A House committee hearing on cryptocurrency taxation exposed fractures within Democratic ranks over how to treat staking rewards and mining income.
Pro-crypto Democrats challenged proposed tax exemptions for staking and mining operations during Tuesday's hearing, signaling reluctance to grant blanket relief to these activities. The questioning reflected growing scrutiny around whether digital asset operators deserve special treatment compared to traditional finance participants.
Committee leadership signaled that advancing tax legislation faces timing constraints. Party leadership indicated that moving forward with these bills may need to wait until after the midterm elections, effectively pushing any substantive tax framework decisions into the next legislative session. This delay suggests competing political priorities and divisions within the Democratic caucus on how aggressively to regulate cryptocurrency activities.
Staking and mining have emerged as contentious policy areas. Staking rewards represent income generated by locking up cryptocurrency tokens to validate network transactions. Mining involves computational work to secure blockchain networks and earn block rewards.
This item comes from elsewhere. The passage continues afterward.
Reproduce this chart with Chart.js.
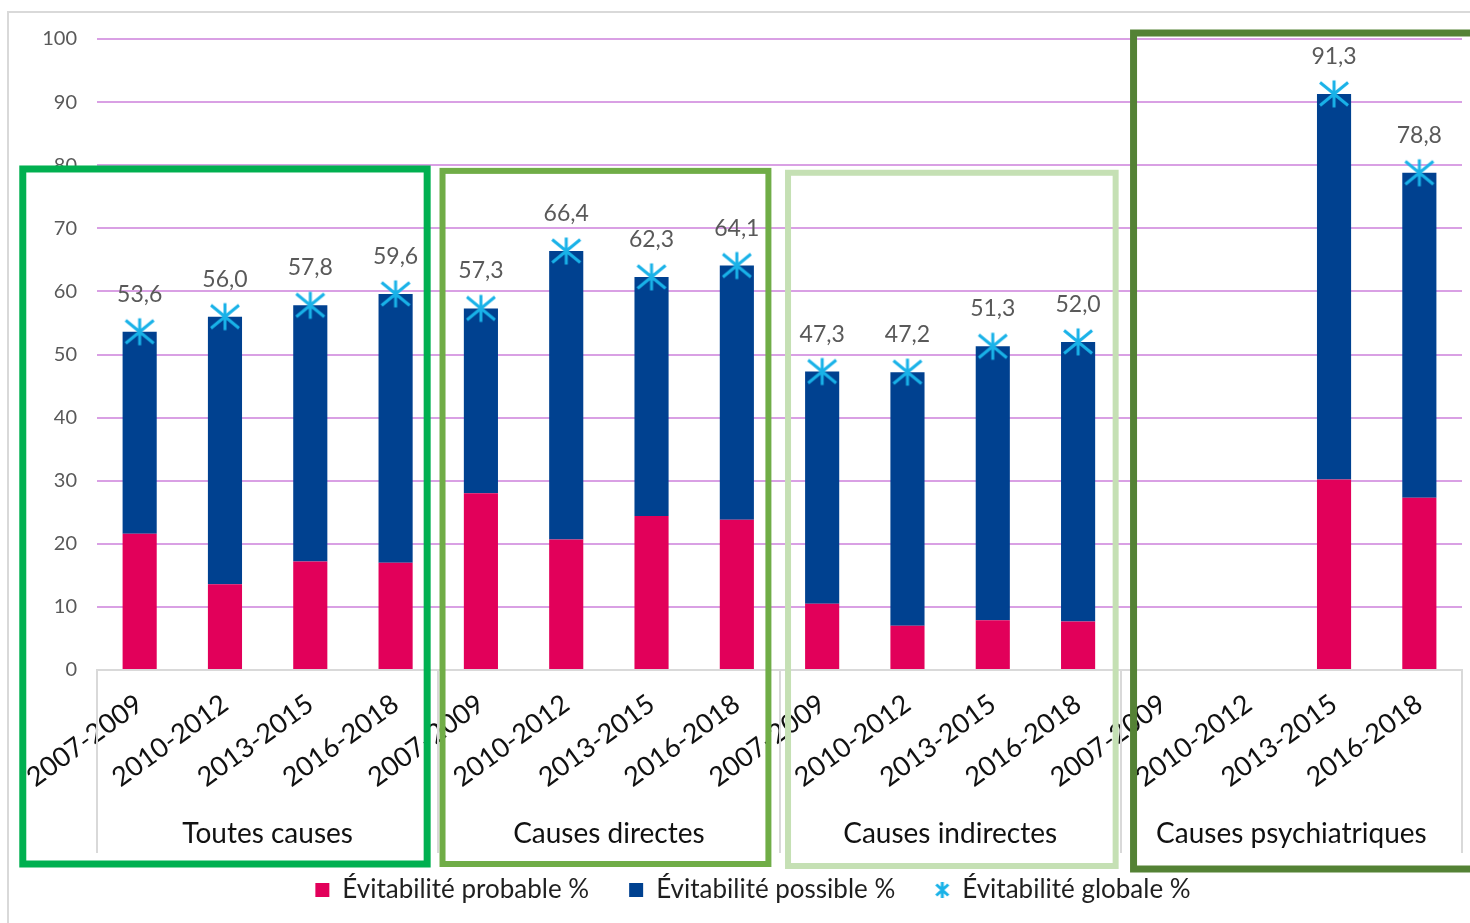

Both activities generate taxable income under current IRS guidance, but proposed legislation seeks exemptions or favorable treatment.
Pro-crypto advocates argue that exemptions would foster innovation and prevent regulatory overreach that could handicap American developers against international competitors. Skeptics counter that special carve-outs create tax loopholes and undermine revenue collection from high-earning participants in what remains a nascent asset class.
The hearing reflects broader tension between fostering blockchain development and maintaining tax policy coherence. As cryptocurrency gains mainstream adoption, policymakers face pressure to define clear rules without suffocating emerging industries. The fact that Democrats themselves remain divided suggests bipartisan consensus on tax treatment remains distant.
House leadership's reticence to move bills before the midterms reflects political calculation. Cryptocurrency remains controversial with certain voter bases, and advancing niche tax breaks weeks before elections carries electoral risk. The committee's choice to table discussions effectively signals that crypto-specific tax policy remains lower priority than other fiscal matters.
The delay does not resolve underlying disagreements. When Congress reconvenes after November, competing visions for cryptocurrency taxation will return. Pro-crypto Democrats will press for staking and mining relief. Skeptics will push for clear revenue protection. The outcome will shape whether the U.S. positions itself as crypto-friendly or restrictive relative to other developed economies pursuing their own digital asset strategies.